Ron Shamir


Disease bioinformatics: the good, the bad and the ugly.

Short Bio. Ron Shamir received his PhD from UC Berkeley in 1984, and has been on the faculty of Computer Science at Tel Aviv University (TAU) since 1987. His group develops algorithms in bioinformatics for understanding the genome and human disease. His research interests include gene expression and regulation, molecular networks, cancer genomics, and computational precision medicine. Software tools developed by Shamir’s group are in use by many laboratories around the world.
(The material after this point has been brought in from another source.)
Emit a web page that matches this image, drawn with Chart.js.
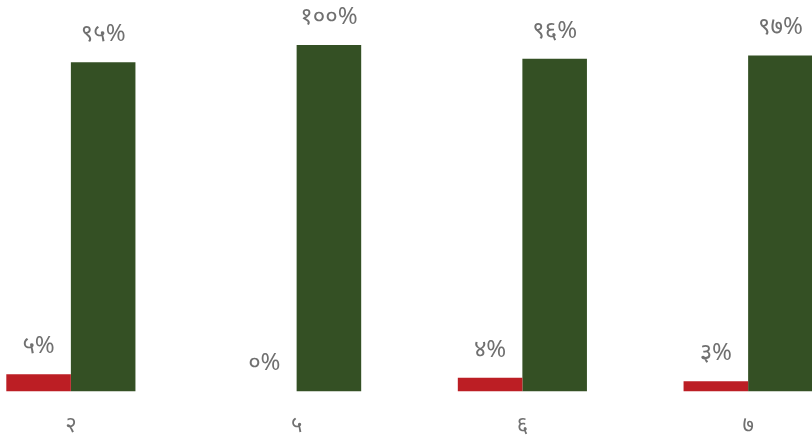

Shamir holds the Raymond and Beverly Sackler Chair in Bioinformatics. He founded the Edmond J. Safra Center for Bioinformatics at TAU, and has headed it since 2005. The Center encompasses 38 research groups totaling over 150 researchers in four faculties. He published more than 280 scientific works, including 17 books and edited volumes, and has supervised more than 50 research students. He has been on the editorial board of twelve scientific journals and series. He co-founded the BSc and MSc programs in Bioinformatics at TAU, and was on the founding steering committee of RECOMB. He co-founded the Israeli Society of Bioinformatics and Computational Biology, and was society president in 2004-2006. He is a recipient of the Landau Prize in Bioinformatics, the Kadar family prize for excellence in research, and a Fellow of the ISCB and the ACM.